----- Information supplied -----
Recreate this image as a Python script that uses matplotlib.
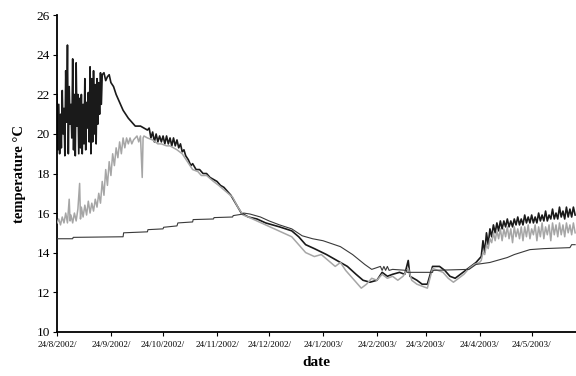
import matplotlib
matplotlib.use('Agg')
import matplotlib.pyplot as plt
import numpy as np
import pandas as pd

# ── data (days since 24/8/2002, temperature in °C) ─────────────────────────
START = pd.Timestamp("2002-08-24")

black_days = [0, 0.5, 1, 1.5, 2, 2.5, 3, 3.5, 4, 4.5, 5, 5.5, 6, 6.5, 7, 7.5, 8, 8.5,
              9, 9.5, 10, 10.5, 11, 11.5, 12, 12.5, 13, 13.5, 14, 14.5, 15, 15.5, 16,
              16.5, 17, 17.5, 18, 18.5, 19, 19.5, 20, 20.5, 21, 21.5, 22, 22.5, 23,
              23.5, 24, 24.5, 25, 25.5, 26,
              27, 28, 29, 30, 31, 32.5, 34, 36, 38, 41, 43, 45, 48,
              50, 52, 53, 54, 55, 56, 57, 58, 59, 60, 61, 62, 63, 64, 65, 66, 67, 68,
              69, 70, 71, 72, 73, 74, 75.5, 77, 78, 80, 82, 84, 86, 88, 90, 92, 94,
              96, 98, 100, 102, 104, 106, 108,
              110, 115, 120, 128, 135, 139, 143, 148, 155, 161, 167, 172, 176, 180,
              184, 187, 190, 193, 197, 200, 202, 203, 207, 210, 213, 216, 220, 223,
              226, 229, 232, 235, 238, 241, 243,
              244, 245, 246, 247, 248, 249, 250, 251, 252, 253, 254, 255, 256, 257,
              258, 259, 260, 261, 262, 263, 264, 265, 266, 267, 268, 269, 270, 271,
              272, 273, 274, 275, 276, 277, 278, 279, 280, 281, 282, 283, 284, 285,
              286, 287, 288, 289, 290, 291, 292, 293, 294, 295, 296, 297, 298]
black_temp = [22.0, 19.2, 21.5, 19.0, 21.0, 19.3, 22.2, 20.0, 21.3, 18.9, 23.2, 20.6,
              24.5, 19.0, 22.4, 20.5, 21.5, 19.8, 23.8, 19.2, 22.0, 18.9, 23.6, 20.4,
              22.0, 19.0, 21.8, 19.3, 22.0, 19.0, 21.5, 19.5, 22.8, 19.2, 21.6, 20.3,
              22.1, 19.6, 23.4, 19.0, 22.8, 19.6, 23.2, 20.0, 22.5, 19.5, 22.8, 20.5,
              22.6, 21.0, 23.1, 21.5, 23.0,
              23.1, 22.7, 22.9, 23.0, 22.6, 22.4, 22.0, 21.6, 21.2, 20.8, 20.6, 20.4, 20.4,
              20.3, 20.2, 20.3, 19.8, 20.1, 19.6, 20.0, 19.6, 19.9, 19.6, 19.9, 19.5,
              19.9, 19.5, 19.8, 19.4, 19.8, 19.4, 19.7, 19.3, 19.5, 19.1, 19.2, 18.9,
              18.7, 18.4, 18.5, 18.2, 18.2, 18.0, 18.0, 17.8, 17.7, 17.6, 17.4,
              17.3, 17.1, 16.9, 16.6, 16.3, 16.0, 15.9,
              15.8, 15.7, 15.5, 15.3, 15.1, 14.8, 14.4, 14.2, 13.9, 13.6, 13.3, 12.9,
              12.6, 12.5, 12.6, 13.0, 12.8, 12.9, 13.0, 12.9, 13.6, 12.8, 12.6, 12.4,
              12.4, 13.3, 13.3, 13.1, 12.8, 12.7, 12.9, 13.1, 13.3, 13.5, 13.7,
              13.8, 14.6, 14.0, 15.0, 14.4, 15.2, 14.8, 15.4, 15.0, 15.5, 15.1, 15.6,
              15.2, 15.6, 15.3, 15.7, 15.3, 15.6, 15.3, 15.7, 15.4, 15.8, 15.4, 15.7,
              15.4, 15.9, 15.5, 15.8, 15.5, 15.9, 15.5, 15.8, 15.5, 16.0, 15.6, 15.9,
              15.6, 16.1, 15.6, 15.9, 15.7, 16.2, 15.7, 16.0, 15.7, 16.3, 15.8, 16.1,
              15.7, 16.3, 15.8, 16.2, 15.8, 16.3, 15.9]

gray_days = [0, 1, 2, 3, 4, 5, 6, 7, 7.5, 8, 9, 10, 11, 12, 13, 13.5, 14, 15, 16, 17,
             18, 19, 20, 21, 22, 23, 24, 25, 26, 27, 28, 29, 30, 31, 32, 33, 34, 35,
             36, 37, 38, 39, 40, 41, 42, 43, 44, 45, 46, 47, 48, 49, 49.5, 50,
             52, 55, 58, 60, 63, 65, 69, 72, 75, 78, 81, 83, 86, 90, 93, 97, 101, 104,
             107, 110,
             115, 120, 125, 130, 135, 140, 143, 148, 152, 156, 160, 163, 166, 170,
             173, 175, 178, 181, 184, 187, 190, 193, 196, 199, 202, 204, 207, 210,
             213, 216, 219, 222, 225, 228, 231, 234, 237, 240, 243,
             244, 245, 246, 247, 248, 249, 250, 251, 252, 253, 254, 255, 256, 257,
             258, 259, 260, 261, 262, 263, 264, 265, 266, 267, 268, 269, 270, 271,
             272, 273, 274, 275, 276, 277, 278, 279, 280, 281, 282, 283, 284, 285,
             286, 287, 288, 289, 290, 291, 292, 293, 294, 295, 296, 297, 298]
gray_temp = [15.5, 15.7, 15.4, 15.8, 15.5, 16.0, 15.5, 16.7, 15.6, 15.9, 15.5, 16.0,
             15.6, 16.2, 17.5, 15.7, 16.3, 15.8, 16.4, 15.9, 16.6, 16.0, 16.5, 16.1,
             16.7, 16.3, 17.0, 16.5, 17.6, 16.9, 18.2, 17.4, 18.6, 17.9, 19.0, 18.4,
             19.3, 18.8, 19.6, 19.0, 19.8, 19.3, 19.8, 19.5, 19.8, 19.5, 19.7, 19.8,
             19.9, 19.6, 19.9, 17.8, 19.8, 19.9,
             19.8, 19.7, 19.5, 19.5, 19.4, 19.4, 19.2, 19.0, 18.6, 18.2, 18.1, 17.9,
             17.9, 17.6, 17.4, 17.1, 16.8, 16.3, 15.9, 15.8,
             15.6, 15.4, 15.2, 15.0, 14.8, 14.3, 14.0,
             13.8, 13.9, 13.6, 13.3, 13.5, 13.1, 12.7, 12.4, 12.2, 12.4, 12.7, 12.6,
             12.9, 12.7, 12.8, 12.6, 12.8, 13.2, 12.6, 12.4, 12.3, 12.2, 13.2, 13.1,
             13.0, 12.7, 12.5, 12.7, 12.9, 13.2, 13.4, 13.5,
             13.6, 14.0, 13.9, 14.4, 14.2, 14.7, 14.5, 15.0, 14.6, 15.1, 14.7, 15.2,
             14.6, 15.2, 14.8, 15.3, 14.7, 15.2, 14.5, 15.3, 14.8, 15.2, 14.7, 15.3,
             14.6, 15.3, 14.8, 15.4, 14.7, 15.2, 14.9, 15.4, 14.6, 15.3, 14.8, 15.5,
             14.7, 15.3, 14.9, 15.4, 14.6, 15.5, 14.9, 15.4, 14.8, 15.5, 14.9, 15.4,
             14.8, 15.5, 15.0, 15.4, 14.9, 15.5, 15.0]

thin_days = [0, 9, 9.3, 38, 38.3, 52, 52.3, 61, 61.3, 69, 69.5, 78, 78.3, 90, 90.3,
             101, 101.3, 107, 107.3, 111, 117, 122, 128, 135, 141, 147, 153, 163, 170,
             177, 181, 186, 187, 188, 189, 190, 191, 193, 201, 201.3, 216, 216.3, 237,
             241, 249, 259, 263, 272, 280, 295, 296, 298]
thin_temp = [14.7, 14.7, 14.77, 14.8, 15.0, 15.05, 15.16, 15.2, 15.28, 15.35, 15.5,
             15.55, 15.67, 15.7, 15.77, 15.8, 15.87, 15.95, 16.0, 15.95, 15.8, 15.6,
             15.4, 15.2, 14.85, 14.7, 14.6, 14.3, 13.9, 13.4, 13.15, 13.3, 13.1, 13.3,
             13.1, 13.3, 13.1, 13.15, 13.1, 13.0, 13.0, 13.1, 13.15, 13.4, 13.5, 13.75,
             13.9, 14.15, 14.2, 14.25, 14.4, 14.4]

tick_dates = ["2002-08-24", "2002-09-24", "2002-10-24", "2002-11-24", "2002-12-24",
              "2003-01-24", "2003-02-24", "2003-03-24", "2003-04-24", "2003-05-24"]
tick_labels = ["24/8/2002/", "24/9/2002/", "24/10/2002/", "24/11/2002/", "24/12/2002/",
               "24/1/2003/", "24/2/2003/", "24/3/2003/", "24/4/2003/", "24/5/2003/"]


def to_dates(days):
    return START + pd.to_timedelta(np.asarray(days, dtype=float), unit="D")


plt.rcParams.update({
    "font.family": ["Liberation Serif", "DejaVu Serif"],
    "axes.linewidth": 1.3,
})

fig = plt.figure(figsize=(5.76, 3.76), dpi=100)
ax = fig.add_axes([0.099, 0.118, 0.901, 0.841])

ax.plot(to_dates(black_days), black_temp, color="#1a1a1a", lw=1.2, zorder=2)
ax.plot(to_dates(gray_days), gray_temp, color="#a6a6a6", lw=1.1, zorder=3)
ax.plot(to_dates(thin_days), thin_temp, color="#3a3a3a", lw=0.8, zorder=4)

ax.set_ylim(10, 26)
ax.set_yticks(np.arange(10, 27, 2))
ax.set_xlim(to_dates([0])[0], to_dates([298.5])[0])
ax.set_xticks(pd.to_datetime(tick_dates))
ax.set_xticklabels(tick_labels, fontsize=6.6)
ax.tick_params(axis="y", labelsize=9.5, length=3, width=0.8, direction="out", pad=2)
ax.tick_params(axis="x", length=3, width=0.8, direction="out", pad=4)

for s in ["top", "right"]:
    ax.spines[s].set_visible(False)

ax.set_xlabel("date", fontsize=11, fontweight="bold", labelpad=5)
ax.set_ylabel("temperature °C", fontsize=10.5, fontweight="bold", labelpad=8)

fig.savefig("out.png", dpi=100)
-----
Stated task: Extract, word for word, each line from the top of the data down to and including the line with "import pandas as pd"; skip the pictures.

Answer to this problem:
Recreate this image as a Python script that uses matplotlib.
import matplotlib
matplotlib.use('Agg')
import matplotlib.pyplot as plt
import numpy as np
import pandas as pd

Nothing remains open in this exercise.